27 No caso de o resultado prescrito pela directiva não poder ser atingido por via de interpretação, deve recordar-se que, segundo o acórdão de 19 de Novembro de 1991, Francovich e o. (C-6/90 e C-9/90, Colect., p. I-5357, n. 39), o direito comunitário impõe aos Estados-membros a reparação dos danos causados a particulares pela não transposição de uma directiva, desde que estejam reunidas três condições. A primeira é que a directiva tenha como objectivo atribuir direitos a particulares. Seguidamente, o conteúdo desses direitos deve poder ser identificado com base nas disposições da directiva. Deve existir, finalmente, um nexo de causalidade entre a violação da obrigação que incumbe ao Estado e o dano sofrido.

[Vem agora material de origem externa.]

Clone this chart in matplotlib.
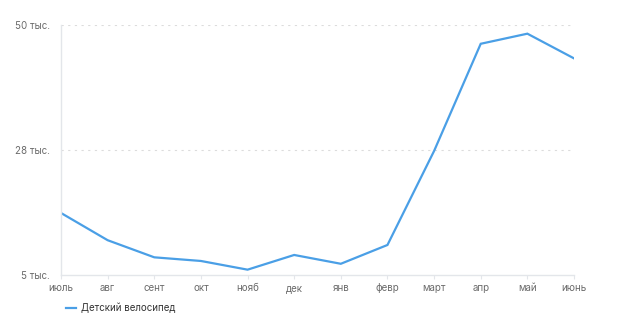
import matplotlib
matplotlib.use("Agg")
import matplotlib.pyplot as plt

months = ["июль", "авг", "сент", "окт", "нояб", "дек", "янв", "февр", "март", "апр", "май", "июнь"]
values = [16.45, 11.6, 8.55, 7.9, 6.35, 8.97, 7.4, 10.75, 27.5, 46.6, 48.4, 44.0]
ytick_vals = [5.4, 27.7, 50.0]
ytick_labels = ["5 тыс.", "28 тыс.", "50 тыс."]
series_name = "Детский велосипед"

line_color = "#4a9fe6"
text_grey = "#6b6b6b"
axis_grey = "#e3e6ea"

plt.rcParams['font.family'] = ['Inter', 'DejaVu Sans']

fig = plt.figure(figsize=(6.24, 3.22), dpi=100)
ax = fig.add_axes([61 / 624, 47 / 322, 513 / 624, 250.3 / 322])

x = list(range(len(months)))
ax.plot(x, values, color=line_color, linewidth=1.6, solid_joinstyle="miter")

ax.set_xlim(0, len(months) - 1)
ax.set_ylim(ytick_vals[0], ytick_vals[-1])
ax.set_xticks(x)
ax.set_xticklabels(months, color=text_grey, fontsize=7)
ax.set_yticks(ytick_vals)
ax.set_yticklabels(ytick_labels, color=text_grey, fontsize=7)

ax.tick_params(axis="x", length=3, color=axis_grey, pad=3)
ax.tick_params(axis="y", length=0, pad=8)

for y in ytick_vals[1:]:
    ax.axhline(y, color="#dcdcdc", linewidth=0.8, linestyle=(0, (2, 4)), zorder=0)

for side in ["top", "right"]:
    ax.spines[side].set_visible(False)
ax.spines["left"].set_color(axis_grey)
ax.spines["bottom"].set_color(axis_grey)
ax.spines["left"].set_linewidth(1)
ax.spines["bottom"].set_linewidth(1)

leg = ax.legend([series_name], loc="upper left", bbox_to_anchor=(62 / 624, 23 / 322),
                bbox_transform=fig.transFigure, frameon=False, fontsize=7,
                handlelength=1.0, handletextpad=0.6, borderaxespad=0)
for t in leg.get_texts():
    t.set_color("#333333")

fig.savefig("out.png", dpi=100)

28 A directiva sobre os contratos negociados fora dos estabelecimentos comerciais visa incontestavelmente atribuir direitos a particulares, e é igualmente certo que o conteúdo mínimo de tais direitos pode ser identificado com base, apenas, nas disposições da directiva (v. supra, n. 17).

29 Existindo dano, e devendo-se este a violação pelo Estado dos deveres a que estava sujeito, compete ao tribunal nacional assegurar a realização do direito a reparação dos consumidores lesados, no âmbito do direito nacional da responsabilidade.

30 Quanto ao segundo problema suscitado pelo juiz nacional, e tendo em conta as considerações precedentes, deve responder-se que, na falta de medidas de transposição da directiva no prazo fixado, os consumidores não podem basear nela própria um direito de rescisão contra comerciantes com quem tenham celebrado um contrato, e invocar esse direito perante os tribunais nacionais. Todavia, o órgão jurisdicional nacional, ao aplicar disposições do direito nacional anteriores ou posteriores à directiva, é obrigado a interpretá-las, na medida do possível, à luz do texto e da finalidade da directiva.

Decisão sobre as despesas


Quanto às despesas

31 As despesas efectuadas pelos Governos dinamarquês, alemão, helénico, francês, italiano, neerlandês e do Reino Unido, bem como pela Comissão das Comunidades Europeias, que apresentaram observações ao Tribunal, não são reembolsáveis. Revestindo o processo, quanto às partes na causa principal, a natureza de incidente suscitado perante o órgão jurisdicional nacional, compete a este decidir quanto às despesas.

Parte decisória


Pelos fundamentos expostos,

O TRIBUNAL DE JUSTIÇA,

pronunciando-se sobre a questão submetida pelo Giudice conciliatore di Firenze, por despacho de 24 de Janeiro de 1992, declara:

1) O n. 1 do artigo 1. , o artigo 2. e o artigo 5. da Directiva 85/577/CEE do Conselho, de 20 de Dezembro de 1985, relativa à protecção dos consumidores no caso de contratos negociados fora dos estabelecimentos comerciais, são incondicionais e suficientemente precisos no que respeita à determinação dos beneficiários e do prazo mínimo de notificação da rescisão.

2) Na falta de medidas de transposição da directiva no prazo fixado, os consumidores não podem basear nela própria um direito de rescisão contra comerciantes com quem tenham celebrado um contrato, e invocar esse direito perante os tribunais nacionais. Todavia, o órgão jurisdicional nacional, ao aplicar disposições do direito nacional anteriores ou posteriores à directiva, é obrigado a interpretá-las, na medida do possível, à luz do texto e da finalidade da directiva.